Penanggung jawab Pos Pengungsian Buitan, Yaya Sukarna, mengatakan, shalat jemaah dan doa bersama dilakukan agar pengungsi tetap tenang menghadapi ketidakpastian erupsi Gunung Agung. ”Kami berdoa memohon yang terbaik kepada Allah,” ujar Yaya.
Di tengah ketidakpastian, mereka belajar hidup bersama bencana. Dibantu para relawan bencana, warga menyerap banyak ilmu baru. Pengungsi antusias mencari pengetahuan tentang mitigasi bencana. Mulai dari pemetaan wilayah bahaya, pengetahuan tentang pemetaan jalur evakuasi, hingga simulasi gunung meletus dilahap antusias.
”Kami ingin mempersiapkan semuanya untuk menghadapi kemungkinan terburuk. Semoga semua yang terjadi memberikan hikmah dan berkah di kemudian hari,” kata Yaya.

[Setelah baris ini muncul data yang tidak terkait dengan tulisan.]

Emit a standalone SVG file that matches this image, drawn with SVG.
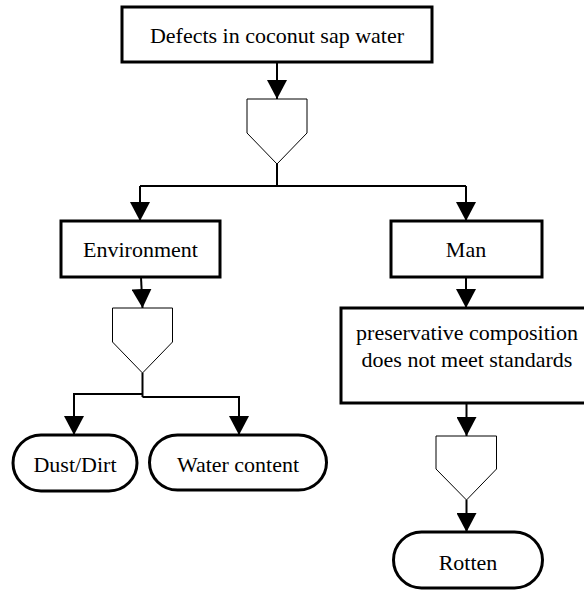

Dan, doa dari beragam keyakinan pun mewarnai Bali hari Kamis itu. Meski sore di Pelabuhan Padang Bai semakin tua, Nyoman Raka belum beranjak dari posisinya. Harapan dan terima kasih masih disampaikannya kepada Tuhan Yang Mahakuasa.
”Semoga Gunung Agung tidak meletus. Namun, jika terjadi, semoga tidak menghancurkan, tetapi memberikan kehidupan lebih baik untuk masa depan Bali,” ujar Nyoman Raka penuh harap.
Dalam duka, sebagian pengungsi mengajarkan banyak hal. Lelah tak membuat mereka menyerah. Selalu berharap terbaik menghadapi segala kemungkinan yang bisa datang tiba-tiba. Doa membantu mereka untuk pasrah.